The Bank of England held its main interest rate at the record low of 0.1 per cent on Thursday and stuck with its £895 billion stimulus measures despite fears about rising inflation.
While the Monetary Policy Committee (MPC) voted to keep the central bank’s ultra-loose monetary policy settings in place, there was a shift in tone on the outlook for the economy.
The BoE said developments over the past month have strengthened the case made in August that some tightening of monetary policy could be necessary to meet the central bank's 2 per cent inflation target sustainably in the medium term.
But the MPC said that "considerable uncertainties remain", with policymakers led by Governor Andrew Bailey unanimously agreeing that any future tightening should start with an interest-rate increase.
“There was increasing evidence from a range of global and domestic cost and price indicators that inflationary pressures were likely to persist,” the minutes of the MPC meeting said. “These members judged that, with the existing policy stance, inflation was likely to remain above the 2 per cent target in the medium term.”
With supply chain challenges, staff shortages and surging energy prices hampering business activity, Britain’s private sector lost more momentum in September with the IHS Markit/CIPS flash Composite Purchasing Managers' Index dropping for a fourth consecutive month in September to its lowest reading since February.
Meanwhile, the latest ONS Business insights survey showed that in late August almost one in five businesses were either not able to get the materials, goods or services they needed from within the UK, or were forced to change suppliers or find other alternatives.
Susannah Streeter, senior investment and markets analyst at Hargreaves Lansdown, said given the challenges the UK economy faces at the moment, it is no surprise the BoE opted "for the least worst option which right now is to do nothing, and make no changes to monetary policy".
"The fact that there was unanimous agreement around the table at the monetary policy committee not to raise rates highlights the conundrum facing policymakers," Ms Streeter said.
"They have a particularly difficult puzzle to piece together right now because rising prices are now acting as a drag on the economic recovery, which limits their room for immediate manoeuvre on action to curb soaring inflation. In just a month pressures have mounted so much that the bank is now downgrading its forecast of economic growth for the third quarter by 1 per cent."
Meanwhile, the MPC's seven-to-two vote to keep the bond-buying target unchanged highlights the committee's "growing hawkish tilt", according to Stuart Cole, chief macroeconomist at stockbroker Equiti Capital, which suggests the case for a policy tightening "is growing".
Mr Cole said the key to any BoE move will be the evolution of the labour market over the next six months and “whether or not the ending of the jobs furlough scheme this month triggers a rise in joblessness and takes additional spending out of the economy”.
Traders brought forward wagers on a BoE rate hike to 0.25 per cent with money markets now seeing a 15-basis-point increase in March 2022, having priced it for May before Thursday’s meeting.
They still see a further quarter of a percentage point rise to 0.5 per cent in November 2022.
While the central bank traditionally shifts its key interest rate by multiples of 25 basis points, it last cut rates by 15 basis points in March 2020, at the height of the coronavirus pandemic.
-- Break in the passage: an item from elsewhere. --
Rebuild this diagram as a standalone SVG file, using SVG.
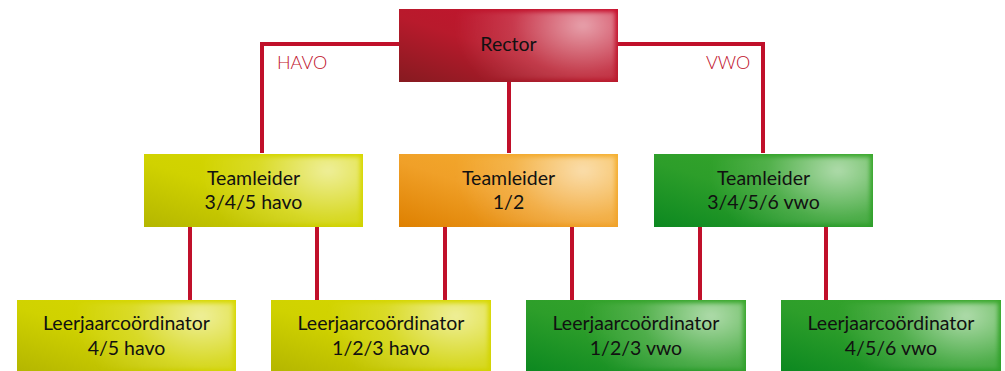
<svg xmlns="http://www.w3.org/2000/svg" width="1005" height="371" viewBox="0 0 1005 371">
<style>
.ln{stroke:#c0102a;stroke-width:4;fill:none}
.t{font-family:Lato,"Noto Sans",sans-serif;font-size:19.5px;fill:#111;text-anchor:middle}
.lbl{font-family:Lato,"Noto Sans",sans-serif;font-size:18px;fill:#c0102a;font-weight:300}
</style>
<defs>
<linearGradient id="gRed" x1="0" y1="1" x2="1" y2="0">
<stop offset="0" stop-color="#861a20"/><stop offset="0.45" stop-color="#b81a2c"/><stop offset="1" stop-color="#c8102e"/>
</linearGradient>
<linearGradient id="gYel" x1="0" y1="1" x2="1" y2="0">
<stop offset="0" stop-color="#b4b600"/><stop offset="0.45" stop-color="#d0d200"/><stop offset="1" stop-color="#d8d800"/>
</linearGradient>
<linearGradient id="gOra" x1="0" y1="1" x2="1" y2="0">
<stop offset="0" stop-color="#de8000"/><stop offset="0.45" stop-color="#f0a028"/><stop offset="1" stop-color="#f5b030"/>
</linearGradient>
<linearGradient id="gGrn" x1="0" y1="1" x2="1" y2="0">
<stop offset="0" stop-color="#0c8820"/><stop offset="0.45" stop-color="#2d9e2a"/><stop offset="1" stop-color="#3aa82c"/>
</linearGradient>
<radialGradient id="hi" cx="0.85" cy="0.2" r="0.6" gradientTransform="translate(0.85 0.2) scale(1 2.2) translate(-0.85 -0.2)">
<stop offset="0" stop-color="#fff" stop-opacity="0.6"/><stop offset="0.55" stop-color="#fff" stop-opacity="0.15"/><stop offset="1" stop-color="#fff" stop-opacity="0"/>
</radialGradient>
<filter id="soft" x="-5%" y="-10%" width="110%" height="120%"><feGaussianBlur stdDeviation="2"/></filter>
</defs>

<g id="connectors">
<path class="ln" d="M262 153 V44 H763 V153"/>
<path class="ln" d="M509 82 V153"/>
<path class="ln" d="M190 227 V300 M317 227 V300"/>
<path class="ln" d="M445 227 V300 M572 227 V300"/>
<path class="ln" d="M700 227 V300 M826 227 V300"/>
<text class="lbl" x="277" y="69">HAVO</text>
<text class="lbl" x="706" y="69">VWO</text>
</g>

<g id="rector">
<rect x="399" y="9" width="219" height="73" fill="url(#gRed)"/>
<rect x="402" y="12" width="213" height="67" fill="url(#hi)" filter="url(#soft)"/>
<text class="t" x="508.5" y="51">Rector</text>
</g>

<g id="teamleider-havo">
<rect x="144" y="154" width="219" height="73" fill="url(#gYel)"/>
<rect x="147" y="157" width="213" height="67" fill="url(#hi)" filter="url(#soft)"/>
<text class="t" x="253.5" y="185">Teamleider</text>
<text class="t" x="253.5" y="209">3/4/5 havo</text>
</g>

<g id="teamleider-12">
<rect x="399" y="154" width="219" height="73" fill="url(#gOra)"/>
<rect x="402" y="157" width="213" height="67" fill="url(#hi)" filter="url(#soft)"/>
<text class="t" x="508.5" y="185">Teamleider</text>
<text class="t" x="508.5" y="209">1/2</text>
</g>

<g id="teamleider-vwo">
<rect x="654" y="154" width="219" height="73" fill="url(#gGrn)"/>
<rect x="657" y="157" width="213" height="67" fill="url(#hi)" filter="url(#soft)"/>
<text class="t" x="763.5" y="185">Teamleider</text>
<text class="t" x="763.5" y="209">3/4/5/6 vwo</text>
</g>

<g id="leerjaar-45havo">
<rect x="17" y="300" width="219" height="71" fill="url(#gYel)"/>
<rect x="20" y="303" width="213" height="66" fill="url(#hi)" filter="url(#soft)"/>
<text class="t" x="126.5" y="330">Leerjaarcoördinator</text>
<text class="t" x="126.5" y="355">4/5 havo</text>
</g>

<g id="leerjaar-123havo">
<rect x="271" y="300" width="220" height="71" fill="url(#gYel)"/>
<rect x="274" y="303" width="214" height="66" fill="url(#hi)" filter="url(#soft)"/>
<text class="t" x="381" y="330">Leerjaarcoördinator</text>
<text class="t" x="381" y="355">1/2/3 havo</text>
</g>

<g id="leerjaar-123vwo">
<rect x="526" y="300" width="220" height="71" fill="url(#gGrn)"/>
<rect x="529" y="303" width="214" height="66" fill="url(#hi)" filter="url(#soft)"/>
<text class="t" x="636" y="330">Leerjaarcoördinator</text>
<text class="t" x="636" y="355">1/2/3 vwo</text>
</g>

<g id="leerjaar-456vwo">
<rect x="781" y="300" width="220" height="71" fill="url(#gGrn)"/>
<rect x="784" y="303" width="214" height="66" fill="url(#hi)" filter="url(#soft)"/>
<text class="t" x="891" y="330">Leerjaarcoördinator</text>
<text class="t" x="891" y="355">4/5/6 vwo</text>
</g>
</svg>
If officials wanted to raise rates, a move back to 0.25 per cent is seen by strategists as the likely first step.
Laith Khalaf, head of investment analysis at AJ Bell, said a record jump in inflation has not stirred BoE policy makers, who are steadfastly maintaining the mantra that price rises are transitory.
"That doesn’t mean they will be short-lived however. The bank expects inflation to hit 4 per cent this winter and still to be above 3 per cent this time next year, so consumer pockets and cash savings are still going to take a big hit. The bank has also conceded that the gas price crunch has elevated inflationary risks heading into 2022," Mr Khalaf said.
Early November will be the next tipping point to cause markets to pause for breath, he said, as both the US Federal Reserve and the BoE could set out their tightening plans.
"Fed chairman Jay Powell has indicated that QE tapering could easily begin at the November meeting, and the BoE will finally have employment data to look at that isn’t distorted by the furlough scheme," Mr Khalaf said.
"Until then, central banks are still playing the same tune, and investors are happy to keep on dancing, with little regard to what happens when the music stops. But if central banks do signal tighter policy at the beginning of November, we can expect some fireworks.”